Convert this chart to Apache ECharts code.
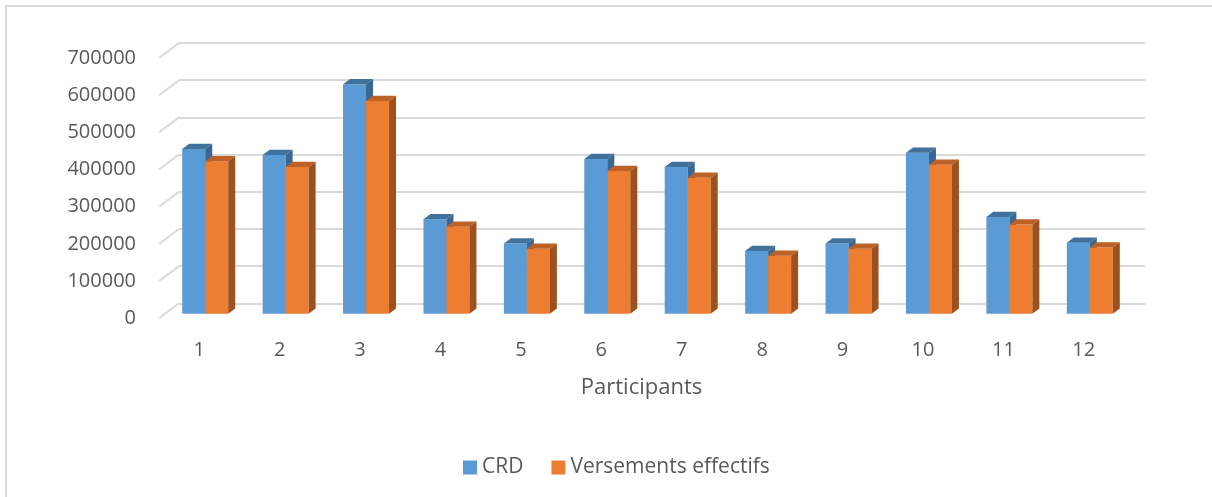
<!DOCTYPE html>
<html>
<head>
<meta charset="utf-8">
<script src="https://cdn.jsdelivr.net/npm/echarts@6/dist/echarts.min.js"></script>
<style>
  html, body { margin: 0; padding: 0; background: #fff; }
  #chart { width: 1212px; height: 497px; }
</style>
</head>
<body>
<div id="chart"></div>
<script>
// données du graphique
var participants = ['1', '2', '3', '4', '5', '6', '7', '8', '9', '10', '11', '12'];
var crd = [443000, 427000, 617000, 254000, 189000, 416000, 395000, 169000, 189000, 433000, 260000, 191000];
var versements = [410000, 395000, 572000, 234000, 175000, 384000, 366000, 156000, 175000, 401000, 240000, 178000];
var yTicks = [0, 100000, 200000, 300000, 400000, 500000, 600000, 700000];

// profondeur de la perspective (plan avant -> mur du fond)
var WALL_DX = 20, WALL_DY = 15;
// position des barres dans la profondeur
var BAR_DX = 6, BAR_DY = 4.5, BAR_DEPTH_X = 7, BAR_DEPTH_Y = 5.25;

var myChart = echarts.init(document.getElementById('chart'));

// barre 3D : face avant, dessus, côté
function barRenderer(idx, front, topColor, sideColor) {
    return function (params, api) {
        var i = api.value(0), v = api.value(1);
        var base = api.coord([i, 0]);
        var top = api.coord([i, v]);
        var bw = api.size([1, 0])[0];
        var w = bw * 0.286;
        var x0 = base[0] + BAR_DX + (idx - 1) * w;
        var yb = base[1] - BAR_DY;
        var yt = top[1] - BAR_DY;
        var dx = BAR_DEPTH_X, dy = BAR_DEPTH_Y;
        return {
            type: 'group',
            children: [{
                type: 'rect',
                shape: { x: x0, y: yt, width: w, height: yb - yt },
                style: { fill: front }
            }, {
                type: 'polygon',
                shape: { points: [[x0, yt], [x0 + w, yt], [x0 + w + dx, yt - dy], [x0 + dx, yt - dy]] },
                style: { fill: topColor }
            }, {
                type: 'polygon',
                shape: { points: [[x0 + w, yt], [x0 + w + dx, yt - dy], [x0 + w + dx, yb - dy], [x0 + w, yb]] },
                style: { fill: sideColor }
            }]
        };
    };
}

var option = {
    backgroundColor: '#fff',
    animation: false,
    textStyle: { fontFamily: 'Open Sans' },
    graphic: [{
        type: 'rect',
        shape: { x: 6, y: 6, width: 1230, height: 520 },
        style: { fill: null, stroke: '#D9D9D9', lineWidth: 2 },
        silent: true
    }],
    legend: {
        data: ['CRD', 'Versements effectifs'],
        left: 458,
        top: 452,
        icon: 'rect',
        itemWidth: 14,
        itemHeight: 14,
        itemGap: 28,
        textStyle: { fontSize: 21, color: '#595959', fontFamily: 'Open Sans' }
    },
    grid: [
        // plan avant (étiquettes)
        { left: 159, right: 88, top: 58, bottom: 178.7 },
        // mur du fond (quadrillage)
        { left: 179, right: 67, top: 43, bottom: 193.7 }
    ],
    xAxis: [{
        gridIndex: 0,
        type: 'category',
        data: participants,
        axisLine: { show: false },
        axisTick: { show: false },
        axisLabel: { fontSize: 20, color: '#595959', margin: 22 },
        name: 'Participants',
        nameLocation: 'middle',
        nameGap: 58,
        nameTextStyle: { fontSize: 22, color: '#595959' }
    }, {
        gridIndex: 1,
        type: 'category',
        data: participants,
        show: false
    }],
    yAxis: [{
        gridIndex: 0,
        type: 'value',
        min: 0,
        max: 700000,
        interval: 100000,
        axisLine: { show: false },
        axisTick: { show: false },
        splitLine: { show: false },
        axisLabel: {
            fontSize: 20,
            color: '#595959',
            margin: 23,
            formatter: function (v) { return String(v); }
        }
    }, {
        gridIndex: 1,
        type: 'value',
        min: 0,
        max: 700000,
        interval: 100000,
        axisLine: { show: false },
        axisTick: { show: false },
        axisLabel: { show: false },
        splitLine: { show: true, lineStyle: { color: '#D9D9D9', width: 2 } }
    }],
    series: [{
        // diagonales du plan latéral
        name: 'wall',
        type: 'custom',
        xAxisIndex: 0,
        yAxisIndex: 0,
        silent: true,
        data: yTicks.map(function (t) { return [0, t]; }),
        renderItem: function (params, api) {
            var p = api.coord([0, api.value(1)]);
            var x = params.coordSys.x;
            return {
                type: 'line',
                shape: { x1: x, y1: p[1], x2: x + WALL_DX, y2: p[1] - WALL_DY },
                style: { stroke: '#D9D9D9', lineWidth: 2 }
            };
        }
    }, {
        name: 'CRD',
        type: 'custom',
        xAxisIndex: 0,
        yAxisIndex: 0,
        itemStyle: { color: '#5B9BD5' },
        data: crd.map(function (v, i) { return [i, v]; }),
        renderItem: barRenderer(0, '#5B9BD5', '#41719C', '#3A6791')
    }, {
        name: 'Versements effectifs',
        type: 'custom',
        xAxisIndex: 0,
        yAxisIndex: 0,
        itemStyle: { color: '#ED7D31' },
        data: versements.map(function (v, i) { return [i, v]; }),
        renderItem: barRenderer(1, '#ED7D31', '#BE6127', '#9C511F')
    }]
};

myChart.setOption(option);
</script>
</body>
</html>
———
[PROBLEM DESCRIPTION]: Reproduce the material above exactly, first line through the line that contains "var myChart = echarts.init(document.getElementById('chart'));", minus the pictures.

[RESULT]:
Convert this chart to Apache ECharts code.
<!DOCTYPE html>
<html>
<head>
<meta charset="utf-8">
<script src="https://cdn.jsdelivr.net/npm/echarts@6/dist/echarts.min.js"></script>
<style>
  html, body { margin: 0; padding: 0; background: #fff; }
  #chart { width: 1212px; height: 497px; }
</style>
</head>
<body>
<div id="chart"></div>
<script>
// données du graphique
var participants = ['1', '2', '3', '4', '5', '6', '7', '8', '9', '10', '11', '12'];
var crd = [443000, 427000, 617000, 254000, 189000, 416000, 395000, 169000, 189000, 433000, 260000, 191000];
var versements = [410000, 395000, 572000, 234000, 175000, 384000, 366000, 156000, 175000, 401000, 240000, 178000];
var yTicks = [0, 100000, 200000, 300000, 400000, 500000, 600000, 700000];

// profondeur de la perspective (plan avant -> mur du fond)
var WALL_DX = 20, WALL_DY = 15;
// position des barres dans la profondeur
var BAR_DX = 6, BAR_DY = 4.5, BAR_DEPTH_X = 7, BAR_DEPTH_Y = 5.25;

var myChart = echarts.init(document.getElementById('chart'));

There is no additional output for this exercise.